Best value for photographers: NextGEN Gallery Pro at $139.50 per year replaces the need for a separate WooCommerce setup, payment plugin, and print fulfillment service. The lifetime option at $349.50 pays for itself within three years.
Best value for designers: Modula Starter at $34 per year delivers the most visually distinctive galleries at a moderate price point.
Which Gallery Plugin Should You Choose?

Choose Envira Gallery if you want a reliable, well-rounded gallery plugin with good performance and simple setup. It works well for bloggers, small business sites, and anyone who values a clean admin experience over advanced features.
Choose NextGEN Gallery if you are a professional photographer who needs to sell prints, manage client proofing, or sync with Lightroom. The built-in eCommerce tools justify the higher price for anyone running a photography business.
Choose FooGallery if page speed is your top priority or you want developer-level control over gallery rendering. The modular architecture and live Gutenberg preview make it a strong choice for performance-conscious sites and agencies managing multiple client projects.
Choose Modula if visual impact matters most. The custom grid builder and hover effects create galleries that look noticeably different from every other WordPress site. Designers and creative agencies will get the most value here.

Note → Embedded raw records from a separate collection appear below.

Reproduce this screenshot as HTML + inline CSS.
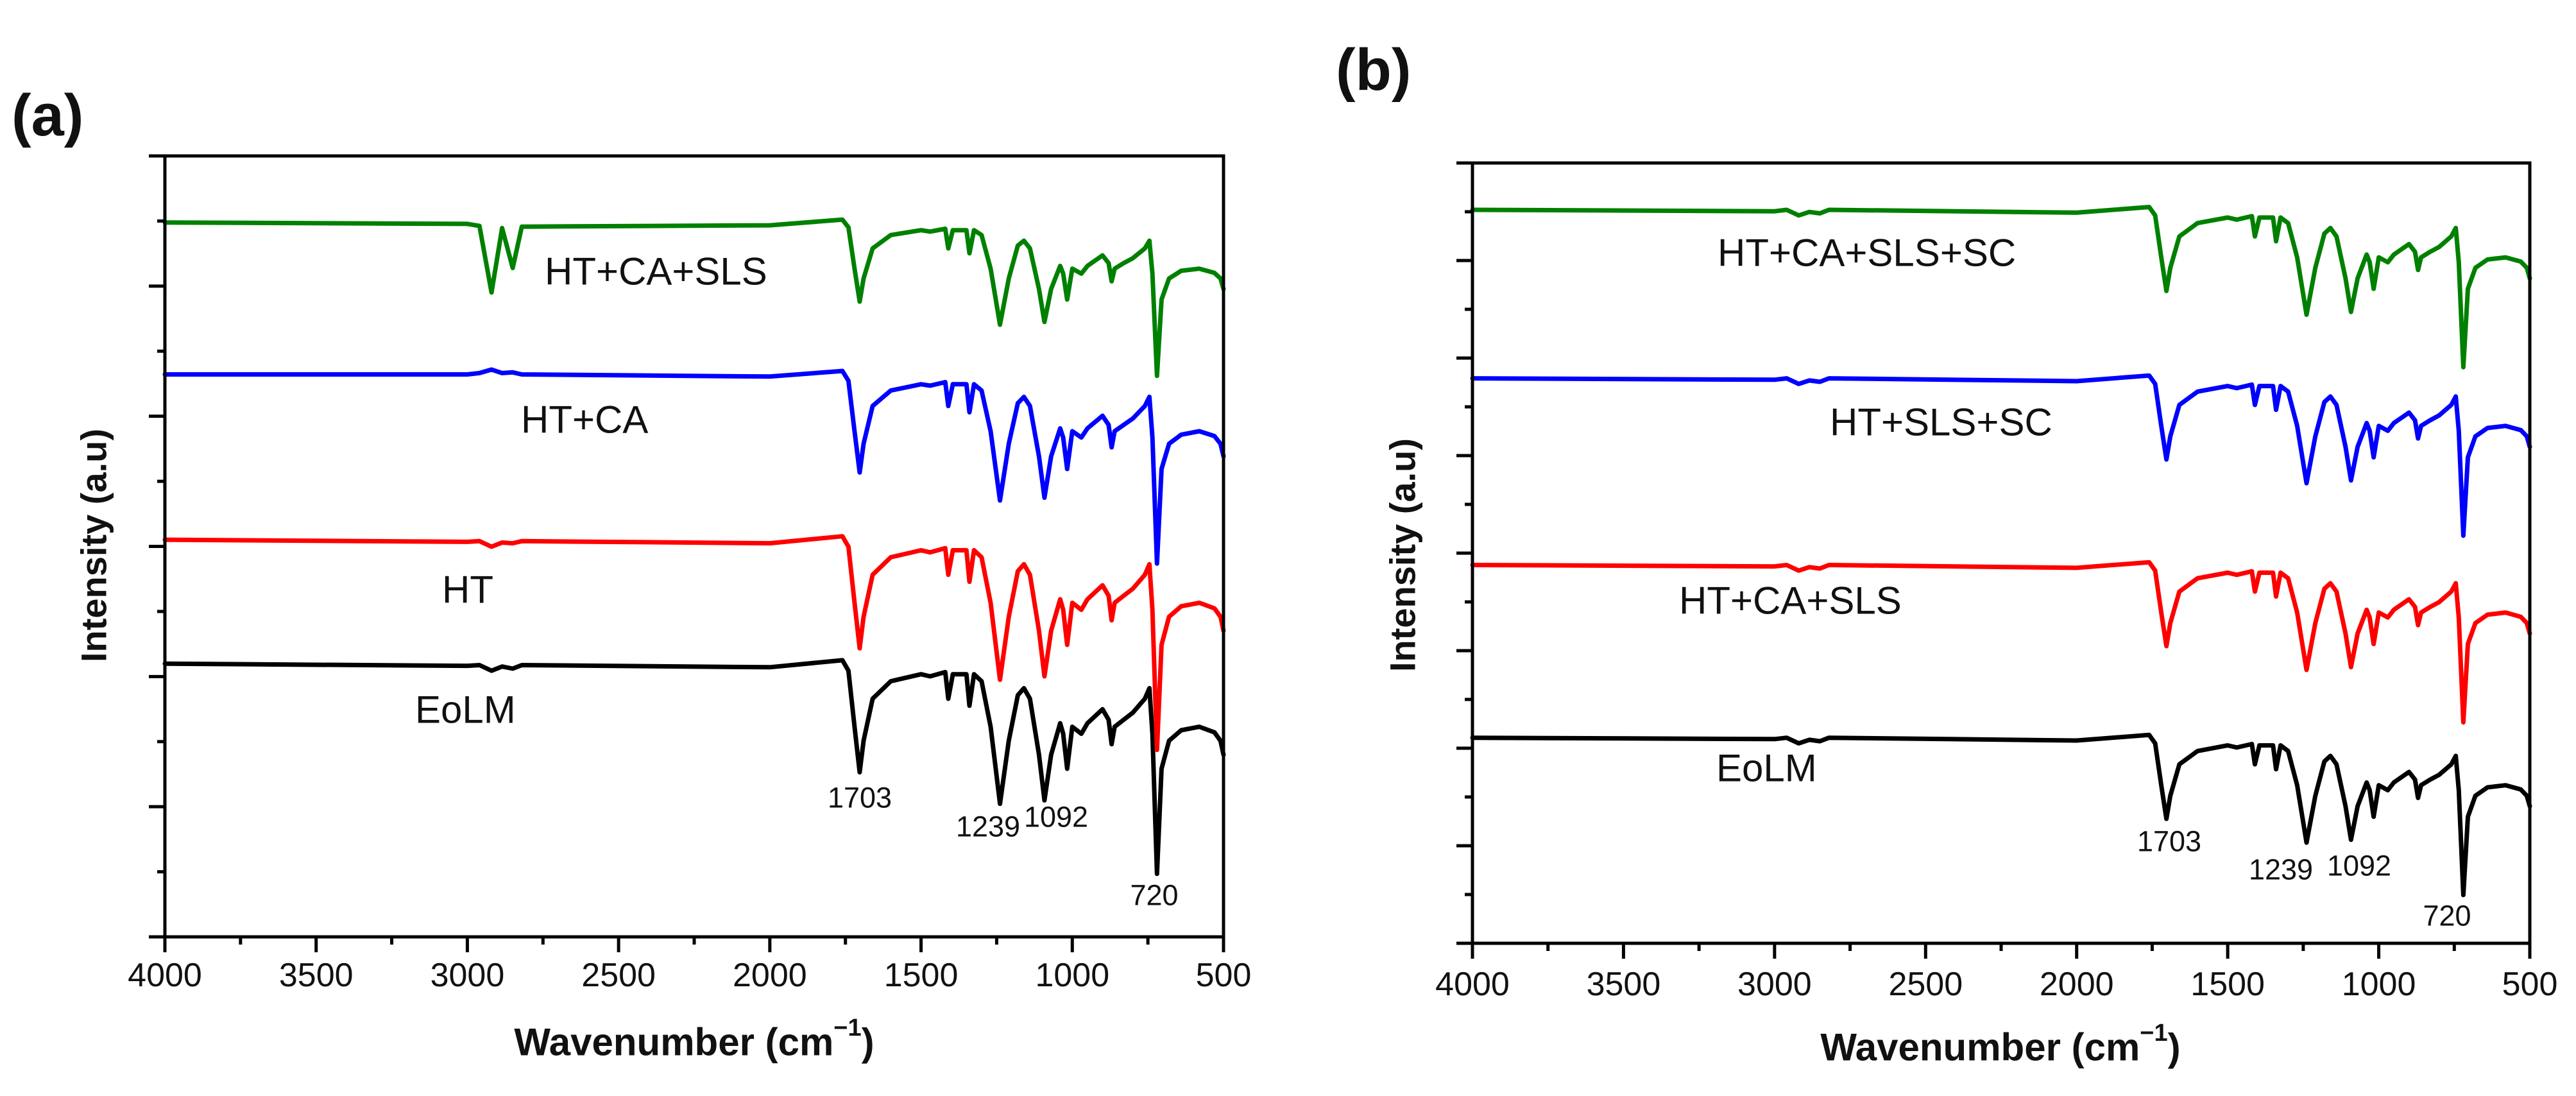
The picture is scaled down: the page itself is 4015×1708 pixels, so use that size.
<!DOCTYPE html>
<html><head><meta charset="utf-8"><style>
html,body{margin:0;padding:0;background:#fff;}
svg{display:block;font-family:"Liberation Sans",Arial,sans-serif;}
</style></head><body>
<svg id="fig" width="4015" height="1708" viewBox="0 0 4015 1708"></svg>
<script>
const wavenumbers = [4000,3000,2960,2920,2885,2850,2820,2000,1760,1740,1720,1703,1690,1660,1600,1500,1470,1420,1410,1395,1350,1340,1325,1300,1270,1239,1210,1180,1160,1140,1110,1092,1070,1040,1030,1017,1000,970,950,900,880,870,860,830,800,760,745,735,720,705,680,640,580,530,510,500];
const xTicks = [4000,3500,3000,2500,2000,1500,1000,500];
const peakLabels = ["1703","1239","1092","720"];

const aEoLM = [390,387,388,380,386,383,388,385,395,380,300,235,280,340,365,375,372,378,340,375,375,330,375,365,300,190,280,345,355,340,260,195,260,305,290,240,300,290,305,325,310,275,300,310,320,340,355,290,90,240,280,295,300,292,280,260];
const aHT = [567,564,565,557,563,562,565,562,572,557,477,412,457,517,542,552,549,555,517,552,552,507,552,542,477,367,457,522,532,517,437,372,437,482,467,417,477,467,482,502,487,452,477,487,497,517,532,467,267,417,457,472,477,469,457,437];
const aHTCA = [803,803,805,810,805,806,803,800,808,794,722,663,704,758,780,789,787,792,758,789,789,749,789,780,722,623,704,762,771,758,686,627,686,726,713,668,722,713,726,744,731,699,722,731,740,758,771,713,533,668,704,717,722,715,704,686];
const aHTCASLS = [1020,1018,1015,920,1012,955,1014,1016,1024,1013,954,907,940,983,1002,1009,1007,1011,983,1009,1009,976,1009,1002,954,874,940,987,994,983,925,878,925,958,947,910,954,947,958,973,962,936,954,962,969,983,994,947,801,910,940,951,954,948,940,925];

const bEoLM = [294,292,294,286,291,289,294,290,298,286,226,178,211,256,275,283,280,285,256,283,283,249,283,275,226,144,211,260,268,256,196,148,196,230,219,181,226,219,230,245,234,208,226,234,241,256,268,219,69,181,211,223,226,220,211,196];
const bHTCASLS = [541,539,541,533,538,536,541,537,545,533,473,425,458,503,522,530,527,532,503,530,530,496,530,522,473,391,458,507,515,503,443,395,443,477,466,428,473,466,477,492,481,455,473,481,488,503,515,466,316,428,458,470,473,467,458,443];
const bHTSLSSC = [808,806,808,800,805,803,808,804,812,800,740,692,725,770,789,797,794,799,770,797,797,763,797,789,740,658,725,774,782,770,710,662,710,744,733,695,740,733,744,759,748,722,740,748,755,770,782,733,583,695,725,737,740,734,725,710];
const bHTCASLSSC = [1049,1047,1049,1041,1046,1044,1049,1045,1053,1041,981,933,966,1011,1030,1038,1035,1040,1011,1038,1038,1004,1038,1030,981,899,966,1015,1023,1011,951,903,951,985,974,936,981,974,985,1000,989,963,981,989,996,1011,1023,974,824,936,966,978,981,975,966,951];

const NS = "http://www.w3.org/2000/svg";
const svg = document.getElementById('fig');
function mk(tag, attrs, parent){
  const e = document.createElementNS(NS, tag);
  for (const k in attrs) e.setAttribute(k, attrs[k]);
  (parent||svg).appendChild(e);
  return e;
}
function txt(s, x, y, size, weight, anchor, name, parent){
  const t = mk('text', {x:x, y:y, 'font-size':size, 'font-weight':weight, 'text-anchor':anchor, 'dominant-baseline':'central', fill:'#111'}, parent);
  t.textContent = s;
  
  
  return t;
}

function panel(cfg){
  const g = mk('g', {});
  
  
  const L=cfg.left, R=cfg.right, T=cfg.top, B=cfg.bottom;
  const xs = v => L + (4000 - v) / 3500 * (R - L);
  const ys = v => B - v / cfg.ymax * (B - T);
  // series
  cfg.series.forEach(s => {
    const pts = wavenumbers.map((w,i) => xs(w).toFixed(1) + ',' + ys(s.values[i]).toFixed(1)).join(' ');
    const p = mk('polyline', {points:pts, fill:'none', stroke:s.color, 'stroke-width':7, 'stroke-linejoin':'round', 'stroke-linecap':'round'}, g);
    
    
    txt(s.label, s.lx, s.ly, 60, 'normal', 'start', s.name + '-label', g);
  });
  // frame
  const fr = mk('rect', {x:L, y:T, width:R-L, height:B-T, fill:'none', stroke:'#000', 'stroke-width':5}, g);
  
  
  // x ticks
  for (let v = 4000; v >= 500; v -= 250) {
    const major = (v % 500 === 0);
    const tk = mk('line', {x1:xs(v), x2:xs(v), y1:B, y2:B + (major?24:12), stroke:'#000', 'stroke-width':5}, g);
    
    
  }
  xTicks.forEach(v => txt(String(v), xs(v), cfg.tickY, 52, 'normal', 'middle', 'x-tick-label', g));
  // y ticks
  for (let i = 0; i <= cfg.ny; i++) {
    const y = T + i * (B - T) / cfg.ny;
    const major = (i % 2 === 0);
    const tk = mk('line', {x1:L, x2:L - (major?25:12), y1:y, y2:y, stroke:'#000', 'stroke-width':5}, g);
    
    
  }
  // peak labels
  cfg.peaks.forEach((p,i) => txt(peakLabels[i], p[0], p[1], 45, 'normal', 'middle', 'peak-label', g));
  // titles
  txt(cfg.tag, cfg.tagX, cfg.tagY, 92, 'bold', 'start', 'panel-label', g);
  const yt = txt('Intensity (a.u)', 0, 0, 56, 'bold', 'middle', 'y-axis-title', g);
  yt.setAttribute('transform', 'translate(' + cfg.ytX + ',' + cfg.ytY + ') rotate(-90)');
  const xt = mk('text', {x:cfg.xtX, y:cfg.xtY, 'font-size':60, 'font-weight':'bold', 'text-anchor':'middle', 'dominant-baseline':'central', fill:'#111'}, g);
  
  
  xt.innerHTML = 'Wavenumber (cm<tspan font-size="38" dy="-22">−1</tspan><tspan dy="22">)</tspan>';
}

panel({name:'panel-a', left:257, right:1907, top:243, bottom:1460, ymax:1115, ny:12, tickY:1520,
  tag:'(a)', tagX:18, tagY:180, ytX:146, ytY:850, xtX:1082, xtY:1624,
  peaks:[[1340,1243],[1540,1288],[1646,1273],[1799,1395]],
  series:[
    {name:'series-eolm-a', label:'EoLM', values:aEoLM, color:'#000', lx:647, ly:1106},
    {name:'series-ht-a', label:'HT', values:aHT, color:'#f00', lx:689, ly:919},
    {name:'series-ht-ca-a', label:'HT+CA', values:aHTCA, color:'#00f', lx:812, ly:654},
    {name:'series-ht-ca-sls-a', label:'HT+CA+SLS', values:aHTCASLS, color:'#008000', lx:849, ly:423}
  ]});
panel({name:'panel-b', left:2295, right:3943, top:254, bottom:1470, ymax:1116, ny:16, tickY:1534,
  tag:'(b)', tagX:2082, tagY:109, ytX:2186, ytY:865, xtX:3118, xtY:1632,
  peaks:[[3381,1311],[3555,1355],[3677,1349],[3814,1427]],
  series:[
    {name:'series-eolm-b', label:'EoLM', values:bEoLM, color:'#000', lx:2675, ly:1197},
    {name:'series-ht-ca-sls-b', label:'HT+CA+SLS', values:bHTCASLS, color:'#f00', lx:2617, ly:936},
    {name:'series-ht-sls-sc-b', label:'HT+SLS+SC', values:bHTSLSSC, color:'#00f', lx:2852, ly:658},
    {name:'series-ht-ca-sls-sc-b', label:'HT+CA+SLS+SC', values:bHTCASLSSC, color:'#008000', lx:2677, ly:394}
  ]});
</script>
</body></html>
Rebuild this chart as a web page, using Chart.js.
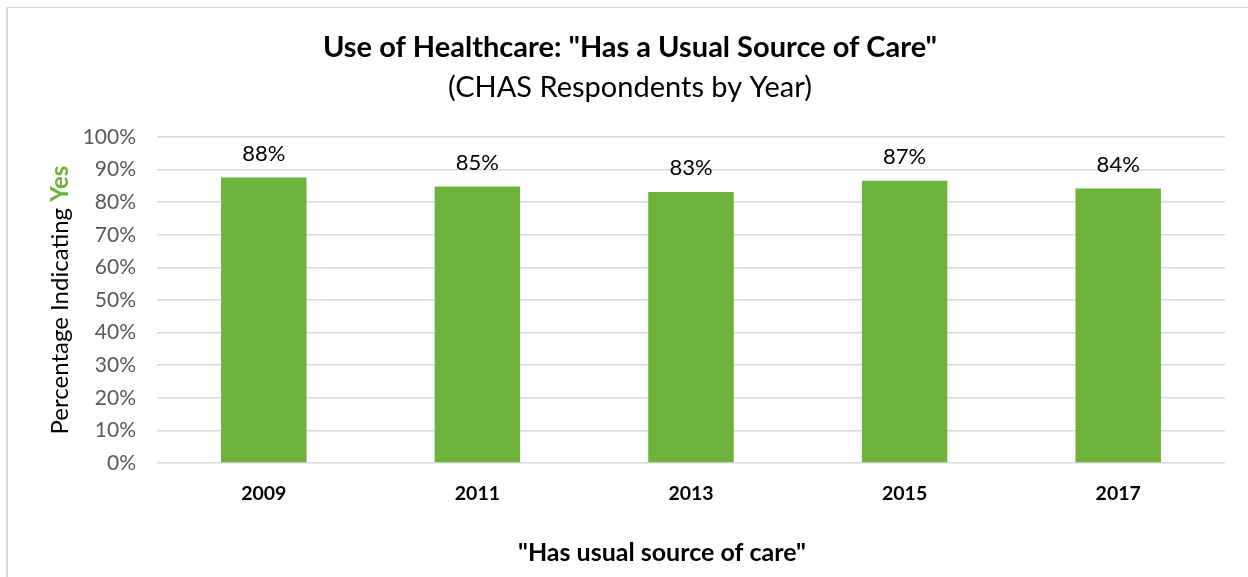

Choose Meow Gallery if you want the lightest possible gallery plugin with no unnecessary features. Travel photographers will appreciate the GPS map layout, and minimalists will enjoy the pure CSS rendering approach.
Every plugin on this list offers a free version, so the most practical next step is to install the one or two that match your priorities and test them with your own images before committing to a premium plan. Once your images are organized, you may also want a media library plugin to keep your backend tidy as your gallery grows.